Showing 5 results

Authority record
Person Washington, D.C.

Jablon, Seymour

  • http://id.loc.gov/authorities/names/n87894758
  • Person
  • 1918-2012

Seymour Jablon was born June 2, 1918, in New York, and died April 9, 2012. He completed a bachelor’s degree at the College of the City of New York in 1939. He earned a Master’s in mathematics and mathematical statistics from Columbia University in 1941. He enlisted in the Army in 1942 until 1946 when he became a statistician for the US Bureau of Labor Statistics. Jablon taught mathematics briefly at Rutgers before taking a job with the National Research Council in Washington, D.C., in 1948. He joined the ABCC in 1955 and was Chief of the Department of Statistics at the ABCC from 1960 to 1963, and 1968 to 1971. He was the associate director at the Medical Follow-up Agency at the National Research Council from 1963 to 1968 and then again from 1971 to 1977.

Ellett, William H.

  • http://id.loc.gov/authorities/names/n88052231
  • Person

William "Bill" H. Ellett is a physicist. He graduated from Rensselear Polytechnic Institute with a B.S. in physics. He earned a masters of science in physics at New York University and a doctorate in radiation physics at Royal Postgraduate Medical School at the University of London. From 1984 to 1992, he served as a consultant for the Radiation Effects Research Foundation at Hiroshima. From 1985 to 1991, he was a a senior program officer on the Board on Radiation Effects Research, Commission on Life Sciences with the National Academy of Sciences.

Joseph Lewis Belsky, MD

  • http://id.loc.gov/authorities/names/n88636538
  • Person
  • 1927-

Dr.
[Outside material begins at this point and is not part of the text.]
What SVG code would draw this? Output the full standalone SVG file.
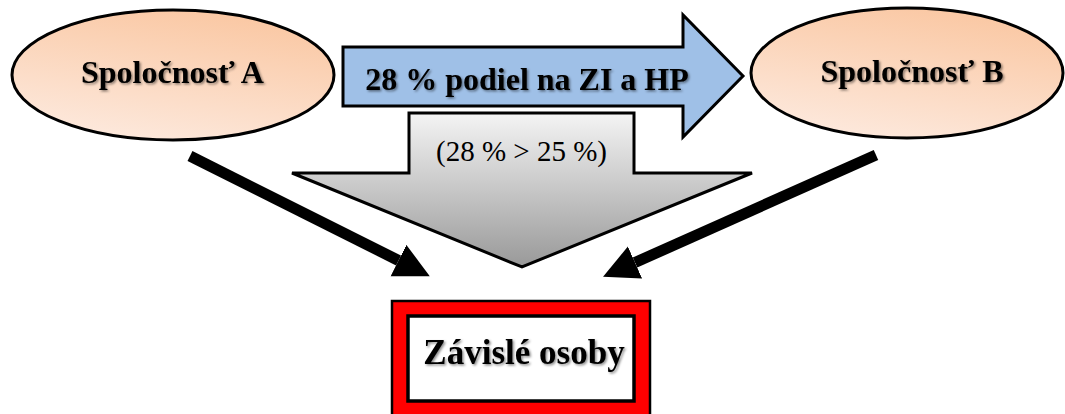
<svg xmlns="http://www.w3.org/2000/svg" width="1065" height="414" viewBox="0 0 1065 414">
<style>
.b{font-family:"Liberation Serif","Times New Roman",serif;font-weight:bold;text-anchor:middle;fill:#000}
.r{font-family:"Liberation Serif","Times New Roman",serif;text-anchor:middle;fill:#000}
.sh{filter:url(#shadow)}
</style>
<defs>
<linearGradient id="peach" x1="0.3" y1="1" x2="0.7" y2="0">
<stop offset="0" stop-color="#fde9dd"/>
<stop offset="1" stop-color="#fac7a2"/>
</linearGradient>
<linearGradient id="gray" x1="0" y1="0" x2="0" y2="1">
<stop offset="0" stop-color="#f4f4f4"/>
<stop offset="1" stop-color="#999999"/>
</linearGradient>
<filter id="shadow" x="-10%" y="-30%" width="120%" height="160%">
<feDropShadow dx="1.5" dy="1.5" stdDeviation="1" flood-color="#000" flood-opacity="0.45"/>
</filter>
<marker id="head" markerUnits="userSpaceOnUse" markerWidth="36" markerHeight="36" refX="0" refY="17.5" orient="auto" viewBox="0 0 36 36">
<path d="M0,0 L35,17.5 L0,35 z" fill="#000"/>
</marker>
</defs>
<g id="companyA">
<ellipse cx="173" cy="75" rx="161" ry="65" fill="url(#peach)" stroke="#000" stroke-width="3"/>
<text class="b sh" x="172.5" y="83" font-size="32">Spoločnosť A</text>
</g>
<g id="companyB">
<ellipse cx="907" cy="73" rx="156" ry="65" fill="url(#peach)" stroke="#000" stroke-width="3"/>
<text class="b sh" x="912" y="82" font-size="32">Spoločnosť B</text>
</g>
<g id="shareArrow">
<path d="M343,47 L683,47 L683,15 L743,76 L683,137 L683,106 L343,106 z" fill="#9fc0e7" stroke="#000" stroke-width="3" stroke-linejoin="miter"/>
<text class="b sh" x="527" y="90" font-size="32">28 % podiel na ZI a HP</text>
</g>
<g id="conditionArrow">
<path d="M409,113 L634,113 L634,173 L752,173 L522,267 L292,173 L409,173 z" fill="url(#gray)" stroke="#000" stroke-width="3"/>
<text class="r" x="521.5" y="161" font-size="29">(28 % &gt; 25 %)</text>
</g>
<g id="dependent">
<rect x="392" y="301" width="258" height="130" fill="#ff0000" stroke="#000" stroke-width="2.5"/>
<rect x="408" y="316" width="226" height="85" fill="#fff" stroke="#000" stroke-width="3.5"/>
<text class="b sh" x="524" y="364" font-size="35">Závislé osoby</text>
</g>
<g id="connectors" stroke="#000" stroke-width="11" fill="none">
<line x1="190" y1="156" x2="398.5" y2="260.5" marker-end="url(#head)"/>
<line x1="876" y1="155" x2="635" y2="262.5" marker-end="url(#head)"/>
</g>
</svg>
Joseph Lewis Belsky was born March 14, 1927. He earned his undergraduate degree in chemistry from Drew University in New Jersey in 1949, followed by a master’s in chemistry fro Wesleyan University, Middletown, Connecticut, in 1951 and, finally, an M.D. in 1955 from Albany Medical College in Albany, New York. He became board certified in internal medicine in 1963. He worked for a short time in private practice but spent the majority of his career as an endocrinologist in hospitals in Boston and in Connecticut. He was also a lecturer at Yale University School of Medicine.

Dr. Belsky was Chief of Medicine for the Atomic Bomb Casualty Commission (ABCC), a committee formed to study the long-term effects of radiation exposure on the residents of Nagasaki and Hiroshima, Japan, from 1969-1972 (the organization is now known as the Radiation Effects Research Foundation or RERF).

In 1999, Dr. Belsky was awarded a Mastership by the American College of Physicians.

Beebe, Gilbert

  • http://id.loc.gov/authorities/names/no00084446
  • Person
  • 1912-2003

Gilbert Wheeler Beebe was born April 3. 1912 in Mahwah, New Jersey. He graduated from Dartmouth College in 1933 and completed a Ph.D. from Columbia University in 1942.
Beebe was a captain in the US Army and served in the Office of the Surgeon General during World War II. After the war, he worked with Michael DeBakey to set up the Medical Follow-Up Agency at the National Academy of Sciences. He also worked with Seymour Jablon, also through the MFUA, to reorganize the Atomic Bomb Casualty Commission in Japan. Beebe remained director of the MFUA until he retired in 1977. Beebe joined the National Cancer Institute in 1977 and led studies on thyroid cancer and leukemia risk among radiation-exposed Belarusians and Ukrainians after the Chernobyl disaster in 1986. He retired from NCI in 2002 but remained a Scientist Emeritus. Beebe died on March 3, 2003, in Washington, D.C., and is buried in Mahwah Cemetery.

Crain, Darrell C.

  • http://id.loc.gov/authorities/names/no2004072451
  • Person
  • 1910-1995

Darrell Clayton Crain, Jr., was born in Washington, D.C., on March 29, 1910 and earned his MD from George Washington University. He worked at Walter Reed Military Hospital before going into private practice in 1937. During World War II, he served in the Army Medical Corps in the Pacific Theater and was awarded two Bronze Stars. Dr. Crain practiced in Washington for fifty years and founded the Rheumatology Clinic at George Washington University. He retired in 1987 and died in Chevy Chase, Maryland, on July 22, 1995. He is buried at Arlington National Cemetery in Virginia.